The funding allows the researchers to further examine security threats to the UK
Two leading experts in forensic interviewing at the University of Portsmouth have been awarded £723,000 to examine security threats to the UK over the next three years.
Professors Lorraine Hope and Aldert Vrij, both in the university’s Department of Psychology, were awarded funding by the Centre for Research and Evidence on Security Threats (CREST).
CREST was awarded £5.3m by the Economic and Social Research Council (ESRC) to produce new behavioural and social science research into security threats to the UK.
Professor Hope, who was awarded £386,000, will focus on identifying the best techniques for getting information from online sources, with a focus on building rapport and communication strategies.

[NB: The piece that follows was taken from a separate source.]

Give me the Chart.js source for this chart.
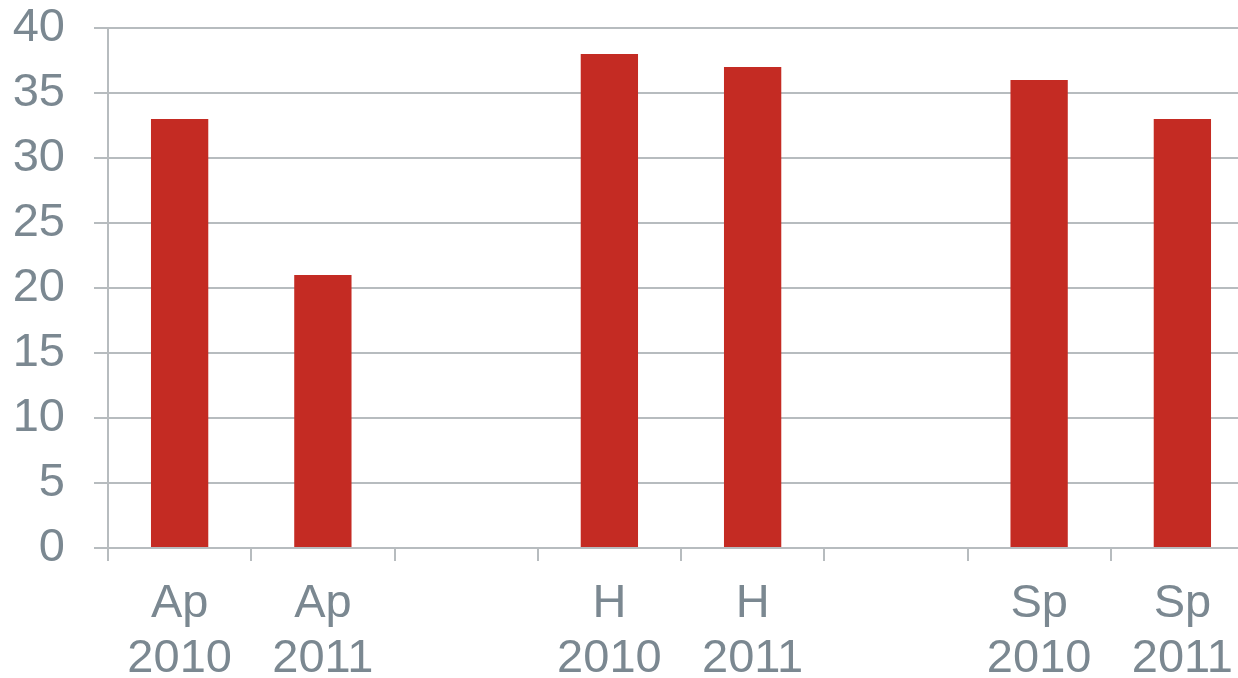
<!DOCTYPE html>
<html>
<head>
<meta charset="utf-8">
<script src="https://cdn.jsdelivr.net/npm/chart.js@4"></script>
<style>
html,body{margin:0;padding:0;width:1238px;height:678px;overflow:hidden;background:#fff;}
#wrap{position:absolute;left:0;top:0;}
</style>
</head>
<body>
<div id="wrap"><canvas id="c" width="1254" height="700"></canvas></div>
<script>
const categories = [["Ap","2010"],["Ap","2011"],"",["H","2010"],["H","2011"],"",["Sp","2010"],["Sp","2011"]];
const values = [33, 21, null, 38, 37, null, 36, 33];
const yTicks = [0,5,10,15,20,25,30,35,40];

const textColor = '#7b8891';
const gridColor = '#b7bcbf';
const CH = 700;

new Chart(document.getElementById('c'), {
  type: 'bar',
  data: {
    labels: categories,
    datasets: [{
      data: values,
      backgroundColor: '#c42b23',
      borderWidth: 0,
      categoryPercentage: 1,
      barPercentage: 0.4
    }]
  },
  options: {
    responsive: false,
    animation: false,
    events: [],
    layout: { padding: { top: 0, left: 0, right: 0, bottom: 0 } },
    plugins: { legend: { display: false }, tooltip: { enabled: false } },
    scales: {
      x: {
        offset: true,
        grid: { offset: true, drawOnChartArea: false, drawTicks: true, tickLength: 13, color: gridColor, lineWidth: 2 },
        border: { display: true, color: gridColor, width: 2 },
        ticks: { color: textColor, font: { family: 'Liberation Sans, Arial, sans-serif', size: 47, lineHeight: 1.17 }, padding: 16, maxRotation: 0, autoSkip: false },
        afterFit: s => { s.height = CH - 548; s.paddingLeft = 0; s.paddingRight = 0; }
      },
      y: {
        min: 0, max: 40,
        afterBuildTicks: s => { s.ticks = yTicks.map(v => ({ value: v })); },
        grid: { drawTicks: true, tickLength: 14, color: gridColor, lineWidth: 2 },
        border: { display: true, color: gridColor, width: 2 },
        ticks: { color: textColor, font: { family: 'Liberation Sans, Arial, sans-serif', size: 47 }, padding: 29 },
        afterFit: s => { s.width = 108; s.paddingTop = 28; s.paddingBottom = 0; }
      }
    }
  }
});
</script>
</body>
</html>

Professor Vrij, who was awarded £337,000, will develop interview techniques that enable to differentiate between truth tellers and lie tellers in an online environment.
Professor Hope said: “Our teams are very excited to continue our research work within CREST and explore the most effective ways to gather information in the online environment, applying what we already know about investigative interviewing and information elicitation in face-to-face contexts.”
Since launching in October 2015, CREST has brought together 140 researchers from 35 higher education institutions and small and medium sized enterprises who have, through their research and engagement activities, added value to security training, practices and policies.
Our teams are very excited to continue our research work within CREST and explore the most effective ways to gather information in the online environment, applying what we already know about investigative interviewing and information elicitation in face-to-face contexts.
The ESRC grant sees CREST funded until 2023 with £5.3m coming from the UK Home Office and security and intelligence agencies, and matched investments made by its core partners at the universities of Portsmouth, Bath, Central Lancashire, Lancaster, St Andrews and University College London.
Director of CREST, Professor Paul Taylor from Lancaster University, said: “This follow-on funding enables CREST to build on its many successes over the last five years and to expand its global community of experts as we seek to break new ground in our understanding of national security threats and the means to counter them.”
As well as conducting world-class, independent research, CREST has taken a leading role in stimulating public and professional debate, connecting disciplinary communities, informing security policy and practice, and providing training to research leaders of the future.
Research will be delivered by academics at the universities of Portsmouth, Bath, Central Lancashire, Lancaster, St Andrews and University College London, and by others as a result of competitive tender. The Centre’s initial focus is:
• Research on ‘risk management’ producing up-to-date knowledge on cultural and online drivers of emerging threats to inform best practice;
• Research on ‘human sources’ addressing challenges across the lifecycle of human sources of intelligence and supporting the integration of data;
• Research on ‘deterrence and disruption’ providing evidence of ‘what works’ while continuing to develop tools for assessing effects.